Figure scripts
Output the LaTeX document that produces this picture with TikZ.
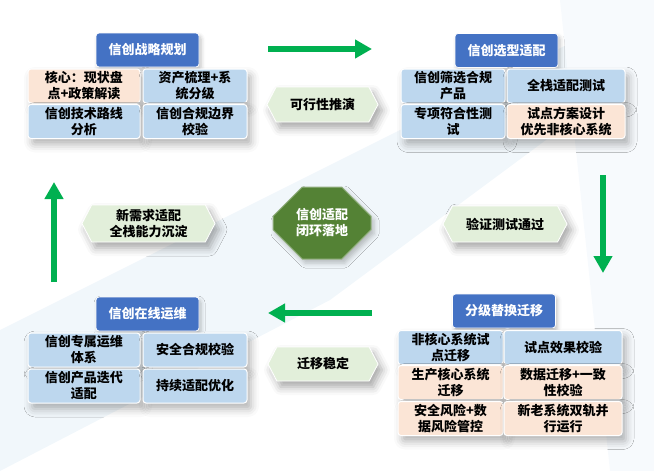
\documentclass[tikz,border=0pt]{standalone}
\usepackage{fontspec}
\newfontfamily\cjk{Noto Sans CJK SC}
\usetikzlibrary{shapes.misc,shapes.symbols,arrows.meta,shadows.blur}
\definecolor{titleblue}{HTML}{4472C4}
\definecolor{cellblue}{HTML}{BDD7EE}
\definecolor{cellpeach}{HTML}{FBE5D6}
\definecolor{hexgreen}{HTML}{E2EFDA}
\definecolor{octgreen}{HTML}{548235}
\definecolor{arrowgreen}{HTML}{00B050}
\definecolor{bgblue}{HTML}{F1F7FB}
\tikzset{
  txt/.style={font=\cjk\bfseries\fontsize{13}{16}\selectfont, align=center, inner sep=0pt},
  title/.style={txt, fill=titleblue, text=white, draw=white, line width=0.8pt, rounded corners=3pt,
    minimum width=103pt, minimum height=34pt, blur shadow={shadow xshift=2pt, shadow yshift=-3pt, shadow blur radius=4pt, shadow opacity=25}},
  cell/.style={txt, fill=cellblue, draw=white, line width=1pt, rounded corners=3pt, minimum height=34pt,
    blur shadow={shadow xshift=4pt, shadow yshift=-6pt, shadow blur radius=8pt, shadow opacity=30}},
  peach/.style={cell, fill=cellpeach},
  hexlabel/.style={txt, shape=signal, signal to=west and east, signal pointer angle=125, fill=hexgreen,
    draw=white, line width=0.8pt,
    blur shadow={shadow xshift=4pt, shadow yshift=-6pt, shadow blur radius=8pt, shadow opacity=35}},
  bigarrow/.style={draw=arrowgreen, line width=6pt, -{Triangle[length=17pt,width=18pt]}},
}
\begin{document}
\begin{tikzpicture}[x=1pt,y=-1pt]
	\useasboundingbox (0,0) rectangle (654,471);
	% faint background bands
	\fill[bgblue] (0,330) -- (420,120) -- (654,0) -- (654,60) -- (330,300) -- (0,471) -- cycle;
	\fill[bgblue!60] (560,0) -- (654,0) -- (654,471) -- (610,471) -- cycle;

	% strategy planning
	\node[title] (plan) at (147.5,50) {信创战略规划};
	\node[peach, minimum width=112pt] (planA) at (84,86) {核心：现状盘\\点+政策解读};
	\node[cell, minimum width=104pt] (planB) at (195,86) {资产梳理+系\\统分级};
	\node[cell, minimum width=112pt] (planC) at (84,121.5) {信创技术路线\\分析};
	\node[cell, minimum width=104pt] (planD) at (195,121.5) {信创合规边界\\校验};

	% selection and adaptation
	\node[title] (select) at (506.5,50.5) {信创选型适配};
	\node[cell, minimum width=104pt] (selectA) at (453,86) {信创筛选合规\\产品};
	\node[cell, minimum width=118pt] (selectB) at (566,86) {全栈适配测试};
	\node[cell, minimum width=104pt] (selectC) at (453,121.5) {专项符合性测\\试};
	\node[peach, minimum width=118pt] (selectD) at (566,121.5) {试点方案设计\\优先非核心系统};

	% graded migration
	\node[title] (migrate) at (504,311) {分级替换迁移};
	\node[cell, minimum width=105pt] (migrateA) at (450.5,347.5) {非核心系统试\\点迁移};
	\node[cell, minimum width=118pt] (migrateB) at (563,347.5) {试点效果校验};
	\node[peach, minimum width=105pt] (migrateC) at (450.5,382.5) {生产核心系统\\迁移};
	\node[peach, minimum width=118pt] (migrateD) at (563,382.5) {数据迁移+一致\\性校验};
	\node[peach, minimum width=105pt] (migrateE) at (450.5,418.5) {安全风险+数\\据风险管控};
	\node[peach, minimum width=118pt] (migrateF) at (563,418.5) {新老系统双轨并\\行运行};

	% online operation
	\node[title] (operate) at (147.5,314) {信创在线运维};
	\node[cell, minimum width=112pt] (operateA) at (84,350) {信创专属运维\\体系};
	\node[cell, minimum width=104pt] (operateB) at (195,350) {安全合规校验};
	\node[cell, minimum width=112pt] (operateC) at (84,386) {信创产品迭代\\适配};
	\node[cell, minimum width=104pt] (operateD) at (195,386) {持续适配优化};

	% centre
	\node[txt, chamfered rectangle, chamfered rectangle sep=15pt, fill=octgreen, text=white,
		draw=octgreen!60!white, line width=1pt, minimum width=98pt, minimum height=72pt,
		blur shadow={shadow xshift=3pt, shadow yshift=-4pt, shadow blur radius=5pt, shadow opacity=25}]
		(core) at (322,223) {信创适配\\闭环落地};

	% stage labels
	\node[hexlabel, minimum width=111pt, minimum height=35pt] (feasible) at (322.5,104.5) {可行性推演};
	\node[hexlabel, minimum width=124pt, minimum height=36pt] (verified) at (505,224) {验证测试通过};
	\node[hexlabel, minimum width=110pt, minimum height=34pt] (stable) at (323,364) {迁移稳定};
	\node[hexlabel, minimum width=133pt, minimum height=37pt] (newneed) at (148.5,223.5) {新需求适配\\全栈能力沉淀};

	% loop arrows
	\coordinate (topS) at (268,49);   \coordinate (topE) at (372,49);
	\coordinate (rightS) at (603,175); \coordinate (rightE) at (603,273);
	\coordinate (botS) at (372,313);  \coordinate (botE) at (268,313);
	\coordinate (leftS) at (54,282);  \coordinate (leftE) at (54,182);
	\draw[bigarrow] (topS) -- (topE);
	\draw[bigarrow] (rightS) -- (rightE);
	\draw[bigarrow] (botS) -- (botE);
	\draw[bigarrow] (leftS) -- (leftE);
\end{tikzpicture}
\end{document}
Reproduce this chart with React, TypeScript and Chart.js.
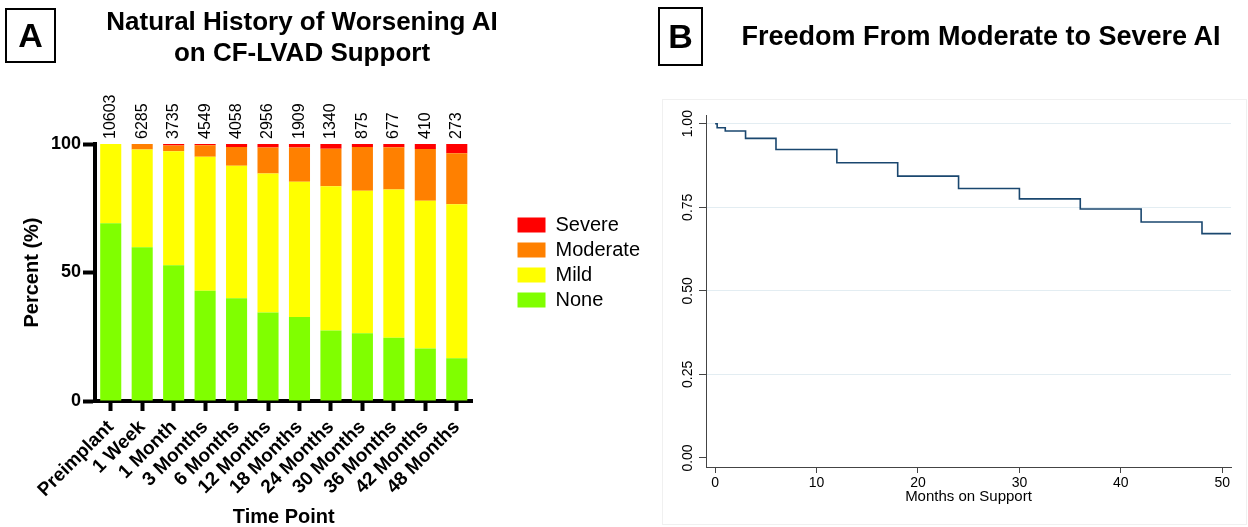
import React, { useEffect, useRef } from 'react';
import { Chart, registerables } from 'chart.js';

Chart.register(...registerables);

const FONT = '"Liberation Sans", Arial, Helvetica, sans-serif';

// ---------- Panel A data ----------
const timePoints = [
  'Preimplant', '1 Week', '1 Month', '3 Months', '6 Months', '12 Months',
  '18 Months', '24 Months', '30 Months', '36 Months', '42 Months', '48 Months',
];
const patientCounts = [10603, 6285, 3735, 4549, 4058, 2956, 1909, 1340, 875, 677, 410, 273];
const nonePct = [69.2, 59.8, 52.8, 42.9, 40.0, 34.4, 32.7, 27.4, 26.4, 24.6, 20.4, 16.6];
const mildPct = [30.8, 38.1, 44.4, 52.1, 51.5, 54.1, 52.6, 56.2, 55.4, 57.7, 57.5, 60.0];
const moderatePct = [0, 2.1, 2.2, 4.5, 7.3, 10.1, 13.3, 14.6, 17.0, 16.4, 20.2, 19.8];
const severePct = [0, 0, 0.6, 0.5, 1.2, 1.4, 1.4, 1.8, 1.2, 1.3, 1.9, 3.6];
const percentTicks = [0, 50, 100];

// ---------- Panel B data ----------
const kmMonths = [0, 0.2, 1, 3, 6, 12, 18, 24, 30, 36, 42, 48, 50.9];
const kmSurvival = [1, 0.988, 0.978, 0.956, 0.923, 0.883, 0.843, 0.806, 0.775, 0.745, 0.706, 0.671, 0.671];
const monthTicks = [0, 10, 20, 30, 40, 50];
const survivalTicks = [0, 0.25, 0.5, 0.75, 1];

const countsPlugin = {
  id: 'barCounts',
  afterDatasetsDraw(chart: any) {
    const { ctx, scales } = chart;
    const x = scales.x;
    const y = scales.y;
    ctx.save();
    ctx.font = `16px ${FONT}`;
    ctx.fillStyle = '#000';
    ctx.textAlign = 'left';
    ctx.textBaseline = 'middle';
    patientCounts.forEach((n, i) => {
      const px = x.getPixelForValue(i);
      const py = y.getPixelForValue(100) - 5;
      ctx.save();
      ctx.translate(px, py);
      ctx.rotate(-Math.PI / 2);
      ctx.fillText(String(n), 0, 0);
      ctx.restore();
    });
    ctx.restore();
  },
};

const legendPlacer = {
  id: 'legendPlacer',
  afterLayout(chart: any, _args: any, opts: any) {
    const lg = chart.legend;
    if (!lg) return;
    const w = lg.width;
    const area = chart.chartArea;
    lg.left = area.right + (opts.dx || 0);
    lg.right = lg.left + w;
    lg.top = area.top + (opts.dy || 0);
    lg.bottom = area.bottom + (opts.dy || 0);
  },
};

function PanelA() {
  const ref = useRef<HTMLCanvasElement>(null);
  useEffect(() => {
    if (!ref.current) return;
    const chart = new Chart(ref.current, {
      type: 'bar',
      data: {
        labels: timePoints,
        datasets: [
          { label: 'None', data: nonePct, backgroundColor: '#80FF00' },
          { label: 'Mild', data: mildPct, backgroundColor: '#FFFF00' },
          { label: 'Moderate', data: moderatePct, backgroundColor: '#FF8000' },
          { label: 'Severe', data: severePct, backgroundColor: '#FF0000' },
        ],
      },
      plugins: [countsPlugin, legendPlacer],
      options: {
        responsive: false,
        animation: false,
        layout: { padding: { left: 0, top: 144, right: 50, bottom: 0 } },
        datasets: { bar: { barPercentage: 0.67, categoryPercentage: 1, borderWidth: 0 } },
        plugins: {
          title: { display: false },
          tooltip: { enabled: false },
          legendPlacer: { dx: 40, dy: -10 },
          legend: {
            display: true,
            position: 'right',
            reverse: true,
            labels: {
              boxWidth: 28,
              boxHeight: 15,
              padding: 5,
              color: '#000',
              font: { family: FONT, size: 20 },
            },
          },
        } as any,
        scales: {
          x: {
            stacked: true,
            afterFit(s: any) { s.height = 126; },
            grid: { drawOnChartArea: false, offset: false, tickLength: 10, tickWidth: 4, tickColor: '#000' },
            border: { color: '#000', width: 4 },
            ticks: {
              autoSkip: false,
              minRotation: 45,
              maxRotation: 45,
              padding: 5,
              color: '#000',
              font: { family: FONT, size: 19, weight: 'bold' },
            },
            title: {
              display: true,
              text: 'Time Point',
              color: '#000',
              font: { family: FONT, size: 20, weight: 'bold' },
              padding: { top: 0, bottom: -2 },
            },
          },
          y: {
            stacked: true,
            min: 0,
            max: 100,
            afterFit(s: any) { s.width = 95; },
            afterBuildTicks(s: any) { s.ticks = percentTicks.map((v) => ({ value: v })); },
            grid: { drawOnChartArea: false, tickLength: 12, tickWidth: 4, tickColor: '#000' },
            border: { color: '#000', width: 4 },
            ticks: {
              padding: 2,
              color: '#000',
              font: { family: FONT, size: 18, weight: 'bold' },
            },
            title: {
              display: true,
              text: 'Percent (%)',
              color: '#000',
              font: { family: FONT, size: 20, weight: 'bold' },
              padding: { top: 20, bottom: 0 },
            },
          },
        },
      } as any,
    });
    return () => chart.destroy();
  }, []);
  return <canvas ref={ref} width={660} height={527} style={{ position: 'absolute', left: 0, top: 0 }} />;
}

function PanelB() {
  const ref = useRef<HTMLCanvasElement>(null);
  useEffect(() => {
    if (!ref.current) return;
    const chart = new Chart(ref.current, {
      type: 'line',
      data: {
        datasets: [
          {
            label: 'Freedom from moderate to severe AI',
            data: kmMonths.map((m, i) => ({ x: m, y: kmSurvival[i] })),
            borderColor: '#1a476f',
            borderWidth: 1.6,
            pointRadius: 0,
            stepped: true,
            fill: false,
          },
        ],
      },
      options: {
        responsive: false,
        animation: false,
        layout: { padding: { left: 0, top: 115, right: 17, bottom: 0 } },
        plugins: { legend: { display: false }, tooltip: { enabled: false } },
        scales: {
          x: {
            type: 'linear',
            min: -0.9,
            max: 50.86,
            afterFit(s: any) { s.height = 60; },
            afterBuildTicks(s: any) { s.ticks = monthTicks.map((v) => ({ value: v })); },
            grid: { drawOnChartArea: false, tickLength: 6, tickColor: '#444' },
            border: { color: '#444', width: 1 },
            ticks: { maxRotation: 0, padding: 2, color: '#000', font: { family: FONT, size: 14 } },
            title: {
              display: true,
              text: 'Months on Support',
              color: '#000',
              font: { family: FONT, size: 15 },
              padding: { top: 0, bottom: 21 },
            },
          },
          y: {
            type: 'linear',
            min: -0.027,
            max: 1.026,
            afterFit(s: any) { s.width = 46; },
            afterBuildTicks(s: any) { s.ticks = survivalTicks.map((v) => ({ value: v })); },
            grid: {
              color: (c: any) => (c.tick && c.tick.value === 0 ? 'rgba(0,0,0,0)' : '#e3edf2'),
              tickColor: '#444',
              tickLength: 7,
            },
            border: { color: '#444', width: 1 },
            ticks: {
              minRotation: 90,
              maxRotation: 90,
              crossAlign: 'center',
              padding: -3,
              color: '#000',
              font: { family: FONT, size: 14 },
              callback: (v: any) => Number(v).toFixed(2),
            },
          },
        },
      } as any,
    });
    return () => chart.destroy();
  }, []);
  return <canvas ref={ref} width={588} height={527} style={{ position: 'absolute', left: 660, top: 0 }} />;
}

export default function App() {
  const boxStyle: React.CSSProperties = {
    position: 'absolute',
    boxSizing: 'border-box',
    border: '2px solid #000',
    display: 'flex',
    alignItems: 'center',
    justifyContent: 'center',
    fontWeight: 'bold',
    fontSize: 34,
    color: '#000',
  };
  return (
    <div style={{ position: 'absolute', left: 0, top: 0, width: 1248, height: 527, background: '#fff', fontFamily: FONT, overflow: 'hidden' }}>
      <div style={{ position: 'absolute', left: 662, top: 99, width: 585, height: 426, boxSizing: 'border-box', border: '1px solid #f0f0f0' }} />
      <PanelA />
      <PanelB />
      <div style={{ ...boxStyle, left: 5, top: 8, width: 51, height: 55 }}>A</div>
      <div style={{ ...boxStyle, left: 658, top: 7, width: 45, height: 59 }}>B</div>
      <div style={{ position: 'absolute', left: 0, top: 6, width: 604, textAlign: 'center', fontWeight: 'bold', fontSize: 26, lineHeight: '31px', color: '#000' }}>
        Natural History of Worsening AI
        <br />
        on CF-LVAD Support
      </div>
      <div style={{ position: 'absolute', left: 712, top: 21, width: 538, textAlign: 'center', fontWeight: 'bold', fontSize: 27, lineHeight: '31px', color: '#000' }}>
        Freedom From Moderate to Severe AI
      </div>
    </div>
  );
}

▶ Required work: Omit all pictures and repeat exactly the lines from the one containing "Reproduce this chart" through the one containing "Arial, Helvetica, sans-serif';", ends included, with nothing added.

▶ Right answer:
Reproduce this chart with React, TypeScript and Chart.js.
import React, { useEffect, useRef } from 'react';
import { Chart, registerables } from 'chart.js';

Chart.register(...registerables);

const FONT = '"Liberation Sans", Arial, Helvetica, sans-serif';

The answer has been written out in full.